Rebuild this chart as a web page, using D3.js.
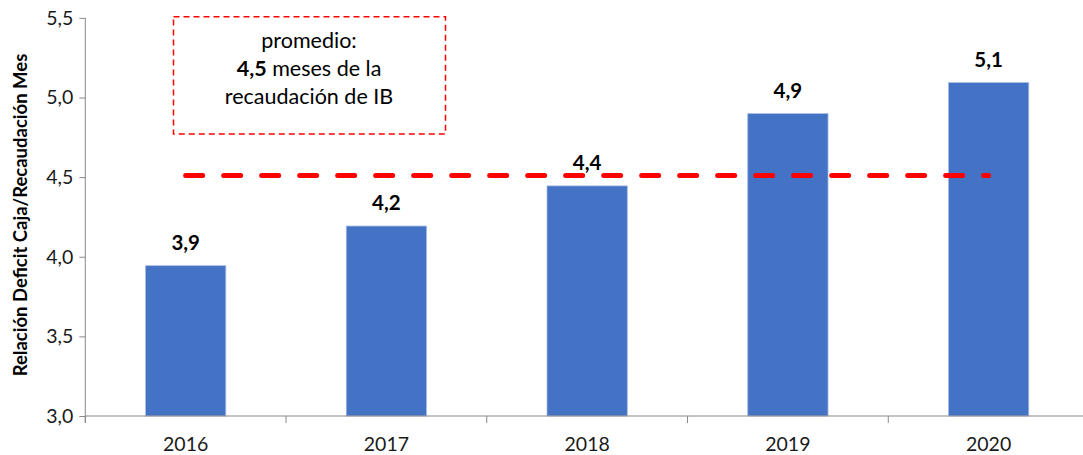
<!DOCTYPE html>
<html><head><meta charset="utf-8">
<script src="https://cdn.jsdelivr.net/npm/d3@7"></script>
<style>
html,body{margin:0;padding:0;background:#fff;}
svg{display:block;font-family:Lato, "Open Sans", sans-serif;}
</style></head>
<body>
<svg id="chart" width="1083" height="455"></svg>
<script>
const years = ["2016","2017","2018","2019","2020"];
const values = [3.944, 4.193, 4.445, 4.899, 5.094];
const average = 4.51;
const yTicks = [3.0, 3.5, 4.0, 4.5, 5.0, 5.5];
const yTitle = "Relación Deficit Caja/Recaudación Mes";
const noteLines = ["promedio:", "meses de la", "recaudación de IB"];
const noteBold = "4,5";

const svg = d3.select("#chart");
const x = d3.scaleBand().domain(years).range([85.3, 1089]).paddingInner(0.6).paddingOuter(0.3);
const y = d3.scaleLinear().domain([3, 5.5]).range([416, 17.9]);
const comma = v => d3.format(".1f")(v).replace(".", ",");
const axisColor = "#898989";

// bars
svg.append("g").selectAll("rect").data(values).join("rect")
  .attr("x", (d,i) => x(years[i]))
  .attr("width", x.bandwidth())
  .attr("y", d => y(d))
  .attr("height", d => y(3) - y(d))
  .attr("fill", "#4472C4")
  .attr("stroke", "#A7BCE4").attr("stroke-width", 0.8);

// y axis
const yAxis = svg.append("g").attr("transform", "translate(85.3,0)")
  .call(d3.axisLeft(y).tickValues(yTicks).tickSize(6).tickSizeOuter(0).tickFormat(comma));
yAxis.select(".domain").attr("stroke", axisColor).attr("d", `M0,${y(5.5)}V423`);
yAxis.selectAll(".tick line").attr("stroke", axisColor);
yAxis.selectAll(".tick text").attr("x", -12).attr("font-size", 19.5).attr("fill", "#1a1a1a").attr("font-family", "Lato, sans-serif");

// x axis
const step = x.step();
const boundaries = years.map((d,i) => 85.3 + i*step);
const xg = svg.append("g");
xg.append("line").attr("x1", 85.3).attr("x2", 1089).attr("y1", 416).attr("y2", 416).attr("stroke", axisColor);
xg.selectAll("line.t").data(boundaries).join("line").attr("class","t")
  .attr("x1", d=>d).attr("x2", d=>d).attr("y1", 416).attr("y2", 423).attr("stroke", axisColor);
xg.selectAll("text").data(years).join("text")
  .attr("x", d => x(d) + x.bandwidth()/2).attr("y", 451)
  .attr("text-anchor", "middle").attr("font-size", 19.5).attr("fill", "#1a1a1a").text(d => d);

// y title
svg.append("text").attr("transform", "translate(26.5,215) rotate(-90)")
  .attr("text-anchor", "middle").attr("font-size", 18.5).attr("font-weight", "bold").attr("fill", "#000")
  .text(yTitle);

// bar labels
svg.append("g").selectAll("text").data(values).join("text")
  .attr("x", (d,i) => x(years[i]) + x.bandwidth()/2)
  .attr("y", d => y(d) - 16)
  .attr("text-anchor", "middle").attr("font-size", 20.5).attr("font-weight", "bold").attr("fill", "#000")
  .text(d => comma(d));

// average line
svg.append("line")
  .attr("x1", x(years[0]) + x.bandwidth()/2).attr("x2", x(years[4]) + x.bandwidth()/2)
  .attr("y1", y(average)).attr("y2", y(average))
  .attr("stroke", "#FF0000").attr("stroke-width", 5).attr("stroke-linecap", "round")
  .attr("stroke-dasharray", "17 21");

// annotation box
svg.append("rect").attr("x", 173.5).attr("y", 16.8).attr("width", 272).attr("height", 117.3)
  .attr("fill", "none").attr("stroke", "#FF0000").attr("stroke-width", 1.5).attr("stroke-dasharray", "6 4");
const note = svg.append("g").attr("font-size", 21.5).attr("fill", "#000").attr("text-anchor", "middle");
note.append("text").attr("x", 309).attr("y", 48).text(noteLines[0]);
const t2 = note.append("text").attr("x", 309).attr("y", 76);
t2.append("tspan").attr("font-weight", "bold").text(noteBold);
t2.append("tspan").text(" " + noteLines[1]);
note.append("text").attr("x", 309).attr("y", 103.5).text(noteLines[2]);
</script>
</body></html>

What the task asks
All of the data above should be quoted exactly, except for the pictures.

Written reply
Rebuild this chart as a web page, using D3.js.
<!DOCTYPE html>
<html><head><meta charset="utf-8">
<script src="https://cdn.jsdelivr.net/npm/d3@7"></script>
<style>
html,body{margin:0;padding:0;background:#fff;}
svg{display:block;font-family:Lato, "Open Sans", sans-serif;}
</style></head>
<body>
<svg id="chart" width="1083" height="455"></svg>
<script>
const years = ["2016","2017","2018","2019","2020"];
const values = [3.944, 4.193, 4.445, 4.899, 5.094];
const average = 4.51;
const yTicks = [3.0, 3.5, 4.0, 4.5, 5.0, 5.5];
const yTitle = "Relación Deficit Caja/Recaudación Mes";
const noteLines = ["promedio:", "meses de la", "recaudación de IB"];
const noteBold = "4,5";

const svg = d3.select("#chart");
const x = d3.scaleBand().domain(years).range([85.3, 1089]).paddingInner(0.6).paddingOuter(0.3);
const y = d3.scaleLinear().domain([3, 5.5]).range([416, 17.9]);
const comma = v => d3.format(".1f")(v).replace(".", ",");
const axisColor = "#898989";

// bars
svg.append("g").selectAll("rect").data(values).join("rect")
  .attr("x", (d,i) => x(years[i]))
  .attr("width", x.bandwidth())
  .attr("y", d => y(d))
  .attr("height", d => y(3) - y(d))
  .attr("fill", "#4472C4")
  .attr("stroke", "#A7BCE4").attr("stroke-width", 0.8);

// y axis
const yAxis = svg.append("g").attr("transform", "translate(85.3,0)")
  .call(d3.axisLeft(y).tickValues(yTicks).tickSize(6).tickSizeOuter(0).tickFormat(comma));
yAxis.select(".domain").attr("stroke", axisColor).attr("d", `M0,${y(5.5)}V423`);
yAxis.selectAll(".tick line").attr("stroke", axisColor);
yAxis.selectAll(".tick text").attr("x", -12).attr("font-size", 19.5).attr("fill", "#1a1a1a").attr("font-family", "Lato, sans-serif");

// x axis
const step = x.step();
const boundaries = years.map((d,i) => 85.3 + i*step);
const xg = svg.append("g");
xg.append("line").attr("x1", 85.3).attr("x2", 1089).attr("y1", 416).attr("y2", 416).attr("stroke", axisColor);
xg.selectAll("line.t").data(boundaries).join("line").attr("class","t")
  .attr("x1", d=>d).attr("x2", d=>d).attr("y1", 416).attr("y2", 423).attr("stroke", axisColor);
xg.selectAll("text").data(years).join("text")
  .attr("x", d => x(d) + x.bandwidth()/2).attr("y", 451)
  .attr("text-anchor", "middle").attr("font-size", 19.5).attr("fill", "#1a1a1a").text(d => d);

// y title
svg.append("text").attr("transform", "translate(26.5,215) rotate(-90)")
  .attr("text-anchor", "middle").attr("font-size", 18.5).attr("font-weight", "bold").attr("fill", "#000")
  .text(yTitle);

// bar labels
svg.append("g").selectAll("text").data(values).join("text")
  .attr("x", (d,i) => x(years[i]) + x.bandwidth()/2)
  .attr("y", d => y(d) - 16)
  .attr("text-anchor", "middle").attr("font-size", 20.5).attr("font-weight", "bold").attr("fill", "#000")
  .text(d => comma(d));

// average line
svg.append("line")
  .attr("x1", x(years[0]) + x.bandwidth()/2).attr("x2", x(years[4]) + x.bandwidth()/2)
  .attr("y1", y(average)).attr("y2", y(average))
  .attr("stroke", "#FF0000").attr("stroke-width", 5).attr("stroke-linecap", "round")
  .attr("stroke-dasharray", "17 21");

// annotation box
svg.append("rect").attr("x", 173.5).attr("y", 16.8).attr("width", 272).attr("height", 117.3)
  .attr("fill", "none").attr("stroke", "#FF0000").attr("stroke-width", 1.5).attr("stroke-dasharray", "6 4");
const note = svg.append("g").attr("font-size", 21.5).attr("fill", "#000").attr("text-anchor", "middle");
note.append("text").attr("x", 309).attr("y", 48).text(noteLines[0]);
const t2 = note.append("text").attr("x", 309).attr("y", 76);
t2.append("tspan").attr("font-weight", "bold").text(noteBold);
t2.append("tspan").text(" " + noteLines[1]);
note.append("text").attr("x", 309).attr("y", 103.5).text(noteLines[2]);
</script>
</body></html>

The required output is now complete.